Car Works nearly clean

 
Jeremy Nash News-Herald.net
 
Remediation of the contaminant-riddled soil in the old Lenoir Car Works site is inching closer to finalization, capping a nearly two-year cleanup process that could open the property for future commercial or industrial use.

Rehabilitation of the nearly 100 acres owned by Southern Regional Industrial Realty Inc., a subsidiary of Norfolk Southern, is about 95 percent complete, Kelly Brockman, Tennessee Department of Environment and Conservation communications director, said.

“I know there’s some cleanup they’re doing on the southern portion of the site, but after that I think it’s just they’ll do the final grading and cover everything,” Brockman said.

About 25 acres remain to be cleared, 19 of which are “mostly remediated with the final stringers of slag and foundry sand being removed,” Russell McDaniel, Norfolk Southern environmental engineering director, said.

Cleanup began in July 2012 after lead and arsenic were found in the soil.
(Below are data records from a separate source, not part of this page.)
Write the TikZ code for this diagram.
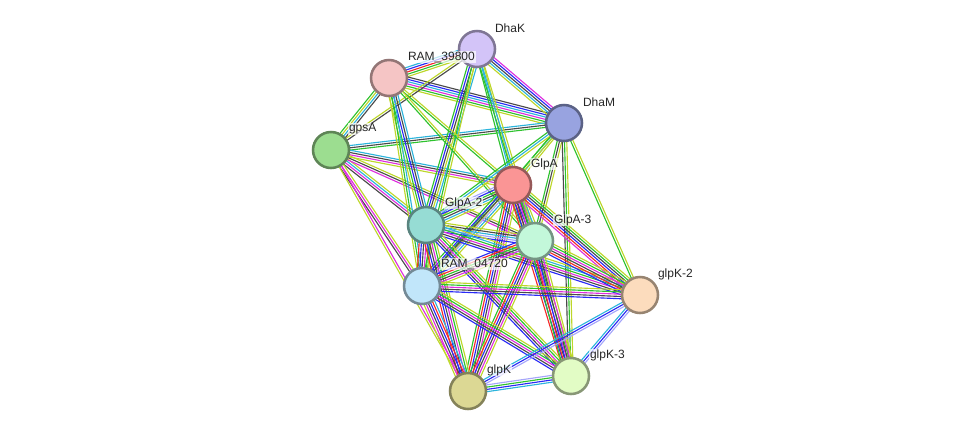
\documentclass[tikz,border=0pt]{standalone}
\usepackage{fontspec}
\setmainfont{Liberation Sans}
\usetikzlibrary{calc,backgrounds}
% evidence colours
\definecolor{eg}{HTML}{2ec22e}
\definecolor{er}{HTML}{f52a2a}
\definecolor{eb}{HTML}{2a2af5}
\definecolor{ek}{HTML}{4a4a4a}
\definecolor{em}{HTML}{de2ede}
\definecolor{ec}{HTML}{2cb4dc}
\definecolor{ey}{HTML}{bdd62a}
\definecolor{el}{HTML}{a6a6fa}
% protein colours
\definecolor{pDhaK}{HTML}{d3c4f8}
\definecolor{pRamA}{HTML}{f5c5c5}
\definecolor{pDhaM}{HTML}{98a3e0}
\definecolor{pGpsA}{HTML}{9cdd90}
\definecolor{pGlpA}{HTML}{fa9595}
\definecolor{pGlpAb}{HTML}{96dcd4}
\definecolor{pGlpAc}{HTML}{c3f8da}
\definecolor{pRamB}{HTML}{c1e6fa}
\definecolor{pGlpKb}{HTML}{fcdcbd}
\definecolor{pGlpKc}{HTML}{e2fcc5}
\definecolor{pGlpK}{HTML}{dcd894}
\tikzset{
  link/.style={line width=0.85pt},
  prot/.style={circle, minimum size=27pt, inner sep=0pt, line width=1.9pt,
               fill=#1, draw=#1!60!black},
  tag/.style={anchor=west, font=\fontsize{9}{10}\selectfont, inner sep=0.6pt,
              text=black!85, fill=white, fill opacity=0.7, text opacity=1},
}
\newcommand{\edge}[3]{%
  \foreach \c [count=\k] in {#3}{\xdef\ncol{\k}}%
  \foreach \c [count=\i] in {#3}{%
    \pgfmathsetmacro\o{(\i-(\ncol+1)/2)*1.7}
    \draw[link,color=\c] ($(#1)!\o pt!90:(#2)$) -- ($(#2)!\o pt!-90:(#1)$);}}

\begin{document}
\begin{tikzpicture}[x=0.75pt,y=-0.75pt]
  \useasboundingbox (0,0) rectangle (975,437);
  % proteins
  \node[prot=pDhaK] (dhak) at (477,49) {};
  \node[prot=pRamA] (ram39800) at (389,78) {};
  \node[prot=pDhaM] (dham) at (564,123) {};
  \node[prot=pGpsA] (gpsa) at (331,150) {};
  \node[prot=pGlpA] (glpa) at (513,185) {};
  \node[prot=pGlpAb] (glpa2) at (426,225) {};
  \node[prot=pGlpAc] (glpa3) at (535,241) {};
  \node[prot=pRamB] (ram04720) at (422,286) {};
  \node[prot=pGlpKb] (glpk2) at (640,295) {};
  \node[prot=pGlpKc] (glpk3) at (571,376) {};
  \node[prot=pGlpK] (glpk) at (468,391) {};
  % evidence lines
  \begin{scope}[on background layer]
  \edge{ram39800}{dhak}{ey,eg,er,eb,ec}
  \edge{ram39800}{dham}{ey,eg,em,ec,eb,ek}
  \edge{dhak}{dham}{ey,ec,ek,eb,em}
  \edge{gpsa}{dhak}{ek,ey}
  \edge{gpsa}{ram39800}{ek,ec,ey,eg}
  \edge{gpsa}{dham}{eg,ek,ec}
  \edge{gpsa}{glpa}{ey,em,ek,ec}
  \edge{gpsa}{glpa2}{ek,em,ec,ey}
  \edge{gpsa}{glpa3}{em,ek,ey}
  \edge{gpsa}{ram04720}{ek,em,ey}
  \edge{gpsa}{glpk}{ey,em}
  \edge{dhak}{glpa}{eg,ec,ey}
  \edge{dhak}{glpa2}{eg,eb,ek,ey,ec}
  \edge{dhak}{glpa3}{eg,ec,ey}
  \edge{dhak}{ram04720}{eg,ey}
  \edge{ram39800}{glpa}{eg,ey}
  \edge{ram39800}{glpa2}{ey,eg,eb,ek,ec}
  \edge{ram39800}{glpa3}{eg,ey}
  \edge{ram39800}{ram04720}{ey,eg,ec}
  \edge{dham}{glpa}{eg,ec,ey}
  \edge{dham}{glpa2}{eg,ec,ey}
  \edge{dham}{glpa3}{eg,ek,ey}
  \edge{dham}{ram04720}{eg,ey}
  \edge{dham}{glpk2}{eg,ey}
  \edge{dham}{glpk3}{ek,eg,ey}
  \edge{glpa}{glpa2}{el,eb,eg,ek,ec,ey}
  \edge{glpa}{glpa3}{eg,er,eb,ek,em,ec,ey}
  \edge{glpa}{ram04720}{eg,eb,ek,el,ec,ey}
  \edge{glpa}{glpk2}{em,er,eb,ek,eg,ey}
  \edge{glpa}{glpk}{eg,er,eb,ek,em,ey}
  \edge{glpa}{glpk3}{er,eb,ek,em,eg,ey}
  \edge{glpa2}{glpa3}{eb,el,ec,ek,ey}
  \edge{glpa2}{ram04720}{er,eb,ek,em,eg,ey}
  \edge{glpa2}{glpk2}{eb,ek,em,eg,ec,ey}
  \edge{glpa2}{glpk}{er,eb,ek,em,eg,ey}
  \edge{glpa2}{glpk3}{eb,ek,em,eg,ey}
  \edge{glpa3}{ram04720}{eb,er,eg,ek,em,ey}
  \edge{glpa3}{glpk2}{eb,er,ek,em,eg,ey}
  \edge{glpa3}{glpk}{eg,er,eb,ek,em,ey}
  \edge{glpa3}{glpk3}{eg,er,eb,ek,em,ey}
  \edge{ram04720}{glpk2}{eb,ek,em,eg,ey}
  \edge{ram04720}{glpk}{ey,em,ek,eb,er,ec}
  \edge{ram04720}{glpk3}{eb,ek,em,eg,ey}
  \edge{glpk2}{glpk}{ec,eb,el}
  \edge{glpk2}{glpk3}{ec,eb,el}
  \edge{glpk}{glpk3}{ec,eb,eg,el}
  \end{scope}
  % labels
  \node[tag] (tdhak) at (494,28) {DhaK};
  \node[tag] (tram39800) at (407,57) {RAM\_39800};
  \node[tag] (tdham) at (582,102) {DhaM};
  \node[tag] (tgpsa) at (348,129) {gpsA};
  \node[tag] (tglpa) at (530,164) {GlpA};
  \node[tag] (tglpa2) at (444,203) {GlpA-2};
  \node[tag] (tglpa3) at (553,220) {GlpA-3};
  \node[tag] (tram04720) at (440,264) {RAM\_04720};
  \node[tag] (tglpk2) at (657,274) {glpK-2};
  \node[tag] (tglpk3) at (589,355) {glpK-3};
  \node[tag] (tglpk) at (486,370) {glpK};
\end{tikzpicture}
\end{document}
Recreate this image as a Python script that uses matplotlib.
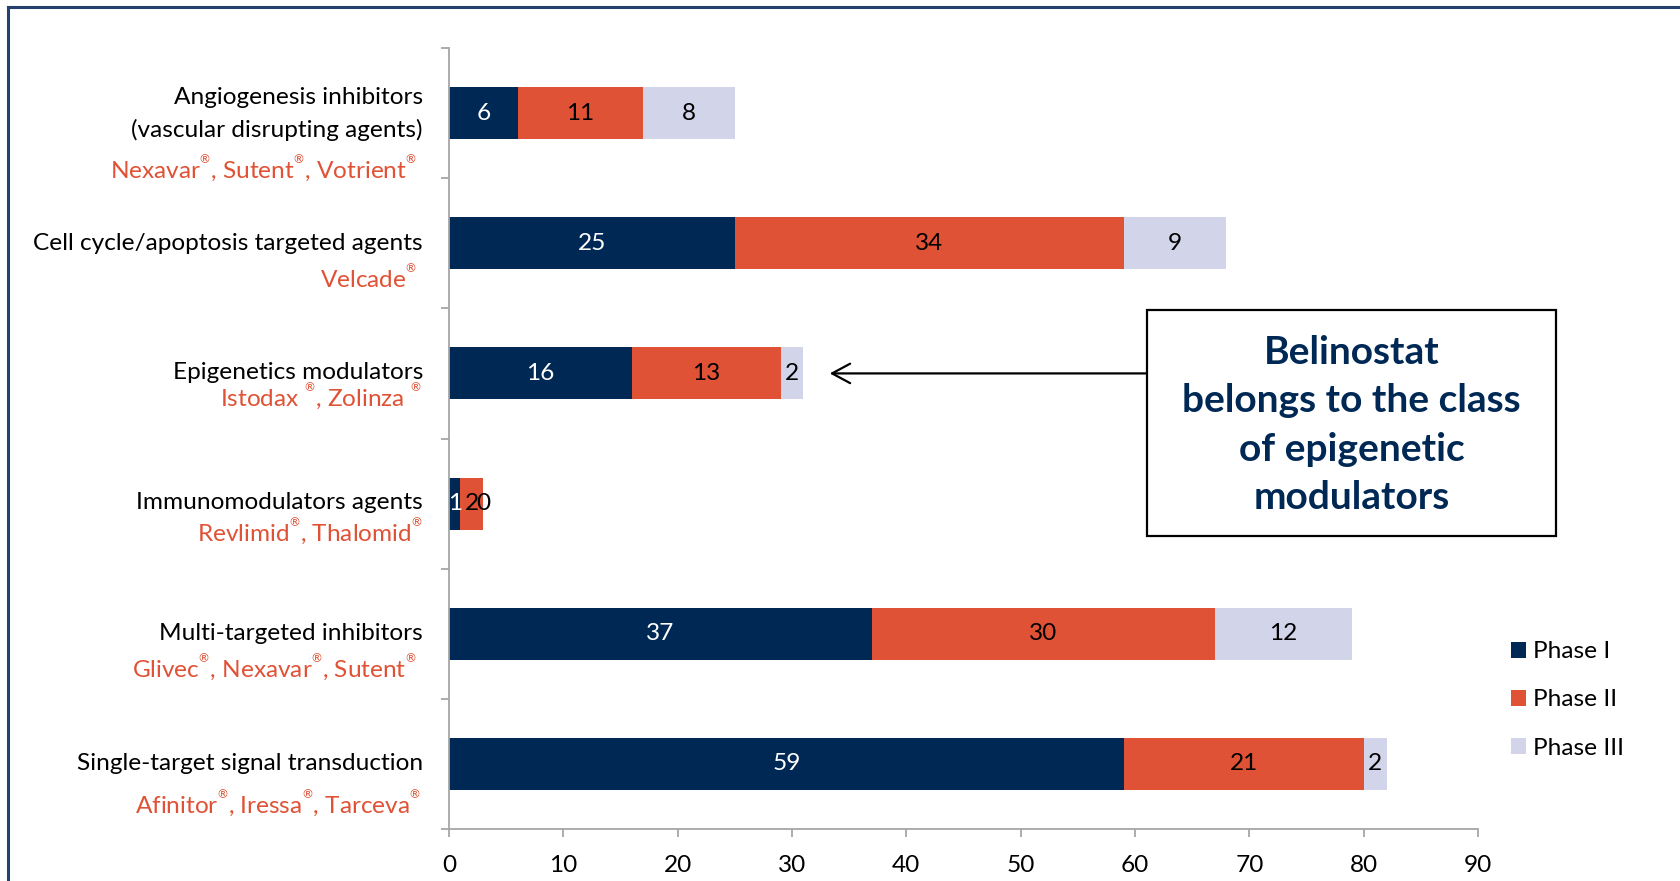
import matplotlib
matplotlib.use("Agg")
import matplotlib.pyplot as plt
from matplotlib.lines import Line2D
from matplotlib.patches import Rectangle

plt.rcParams['font.family'] = ['Lato', 'DejaVu Sans']
plt.rcParams['mathtext.fontset'] = 'custom'
plt.rcParams['mathtext.rm'] = 'Lato'
plt.rcParams['mathtext.it'] = 'Lato:italic'
plt.rcParams['mathtext.bf'] = 'Lato:bold'
plt.rcParams['mathtext.default'] = 'rm'

# ---------------- data ----------------
categories = [
    "Angiogenesis inhibitors\n(vascular disrupting agents)",
    "Cell cycle/apoptosis targeted agents",
    "Epigenetics modulators",
    "Immunomodulators agents",
    "Multi-targeted inhibitors",
    "Single-target signal transduction",
]
R = "${}^{{}^{®}}$"
drugs = [
    f"Nexavar{R}, Sutent{R}, Votrient{R}",
    f"Velcade{R}",
    f"Istodax {R}, Zolinza {R}",
    f"Revlimid{R}, Thalomid{R}",
    f"Glivec{R}, Nexavar{R}, Sutent{R}",
    f"Afinitor{R}, Iressa{R}, Tarceva{R}",
]
series_names = ["Phase I", "Phase II", "Phase III"]
phase1 = [6, 25, 16, 1, 37, 59]
phase2 = [11, 34, 13, 2, 30, 21]
phase3 = [8, 9, 2, 0, 12, 2]
x_ticks = [0, 10, 20, 30, 40, 50, 60, 70, 80, 90]
callout = "Belinostat\nbelongs to the class\nof epigenetic\nmodulators"

# ---------------- style ----------------
NAVY = "#002855"
ORANGE = "#E05236"
LAVENDER = "#D2D4E9"
GRAY = "#A6A6A6"
colors = [NAVY, ORANGE, LAVENDER]
label_colors = ["white", "black", "black"]
FS = 17.6

W, H = 1681, 881
fig = plt.figure(figsize=(W / 100, H / 100), dpi=100)
ax = fig.add_axes([449 / W, 1 - 829 / H, (1478 - 449) / W, (829 - 48) / H])

ypos = list(range(len(categories)))
series = [phase1, phase2, phase3]
left = [0] * len(categories)
containers = []
for vals, c, lc, name in zip(series, colors, label_colors, series_names):
    cont = ax.barh(ypos, vals, left=left, height=0.4, color=c, label=name,
                   edgecolor='none')
    ax.bar_label(cont, labels=[str(v) for v in vals], label_type='center',
                 color=lc, fontsize=FS)
    containers.append(cont)
    left = [l + v for l, v in zip(left, vals)]

ax.set_xlim(0, 90)
ax.set_ylim(len(categories) - 0.5, -0.5)
ax.set_xticks(x_ticks)
ax.set_xticklabels([str(t) for t in x_ticks], fontsize=FS)
ax.set_yticks([i - 0.5 for i in range(len(categories) + 1)])
ax.set_yticklabels([])
for s in ['top', 'right']:
    ax.spines[s].set_visible(False)
for s in ['left', 'bottom']:
    ax.spines[s].set_color(GRAY)
    ax.spines[s].set_linewidth(1.3)
ax.tick_params(axis='both', colors=GRAY, length=6, width=1.3, direction='out')
ax.tick_params(axis='x', labelcolor='black', pad=13)

# category labels (black name lines + red drug line)
px = 0.72
name_offsets = [[-16, 17], [0], [-1], [-1], [0], [0]]
drug_offsets = [53, 32, 21, 26, 31, 37]
drug_right = [417, 417, 422, 423, 416, 421]
for i, (cat, drug) in enumerate(zip(categories, drugs)):
    lines = cat.split("\n")
    for line, off in zip(lines, name_offsets[i]):
        ax.annotate(line, xy=(0, i), xycoords=('axes fraction', 'data'),
                    xytext=(-(449 - 423) * px, -off * px), textcoords='offset points',
                    ha='right', va='center', fontsize=FS, color='black')
    ax.annotate(drug, xy=(0, i), xycoords=('axes fraction', 'data'),
                xytext=(-(449 - drug_right[i]) * px, -drug_offsets[i] * px),
                textcoords='offset points', ha='right', va='center_baseline',
                fontsize=FS, color=ORANGE)

# legend
fig.legend(handles=containers, labels=series_names, loc='center left',
           bbox_to_anchor=(1511 / W, 1 - 700 / H), frameon=False,
           fontsize=FS, handlelength=0.62, handleheight=0.62,
           handletextpad=0.3, labelspacing=1.11, borderpad=0, borderaxespad=0)

# callout box
bx0, bx1, by0, by1 = 1147, 1556, 310, 536
fig.patches.append(Rectangle((bx0 / W, 1 - by1 / H), (bx1 - bx0) / W, (by1 - by0) / H,
                             transform=fig.transFigure, fill=False,
                             edgecolor='black', linewidth=1.6))
fig.text((bx0 + bx1) / 2 / W, 1 - 425 / H, callout, ha='center', va='center',
         fontsize=28, fontweight='bold', color=NAVY, linespacing=1.47)
ax.annotate('', xy=(33.3, 2), xycoords='data',
            xytext=(bx0 / W, 2), textcoords=('figure fraction', 'data'),
            arrowprops=dict(arrowstyle='->,head_length=1.3,head_width=0.7',
                            lw=1.6, color='black', shrinkA=0, shrinkB=0))

# outer frame (top and left)
BORDER = "#24406E"
fig.lines.append(Line2D([8.5 / W, 1], [1 - 7 / H, 1 - 7 / H], transform=fig.transFigure,
                        color=BORDER, linewidth=2.2))
fig.lines.append(Line2D([8.5 / W, 8.5 / W], [0, 1 - 7 / H], transform=fig.transFigure,
                        color=BORDER, linewidth=2.2))

fig.savefig("out.png", dpi=100)
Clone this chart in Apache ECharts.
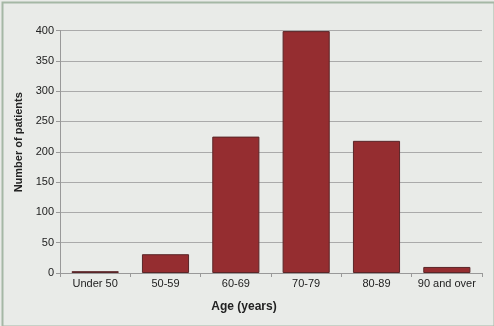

Minor volumes of petroleum-contaminated sand and soil were also discovered during excavation.

“The eastern parcel off C Street, about 11 acres, was remediated last year, and the work this year began on the west side near the recycling center and proceeded eastward,” McDaniel said in an email. “The waste material is remaining on site in containment cells that occupy about 20 acres and separate the eastern and western parcels. The cells are capped with two feet of clay and soil as approved by the state and similar to a municipal landfill cap.”

Despite the project being “a few months behind schedule” due to the weather, work with heavy equipment plans to be finished by the end of July, McDaniel said.

“The only source of delay has been the relatively wet winter and spring that has affected the entire Southeast over the past several months,” McDaniel said. “It’s been difficult for the heavy equipment to move the slag and foundry sand in the clay-rich soils of Lenoir City when they have been wet. The soils typically take a few days to dry so the heavy equipment can resume work.”

Lenoir City Utilities Board abandoned the 12-inch water line that restricted cleanup on the Lenoir Car Works property and has since constructed a line underneath C Street. Construction cost about $300,000, with about half of the funds coming from an Appalachian Regional Commission grant of $144,000.

Herbert Sarten, LCUB Water, Sewer and Gas manager, said the water line tie-in started Jan. 16 and ended April 16. Hopes were for construction to last 120 days, but weather and permits lingered the project’s completion for about another 30 days, he said.

“It’s been tied back into 1st Avenue, so we’re feeding that way — C Street, 1st Avenue, G Street to the tank,” Sarten said. “So that line has been abandoned. We still have water on the project on one end, but it’s not anything — in fact, it’s where they wanted it so they could use it to keep everything wet down.”

Lenoir City Administrator Jim Wilburn said Norfolk Southern still looks to use the remediated property for a rail-based service.

Once field work is completed, McDaniel said the next step will be surveying remediated parcels so that available areas for redevelopment will have “legal descriptions in the deeds.” Surveying will be submitted to TDEC for review and approval, he said.

“The goal of the project is to return the property to productive use in the community and the economy,” McDaniel said. “NS would like to have rail-served customer or customers on the parcels, and would like to see Lenoir City benefit from jobs and tax revenue. At this time, NS has not settled on a single redevelopment scenario.”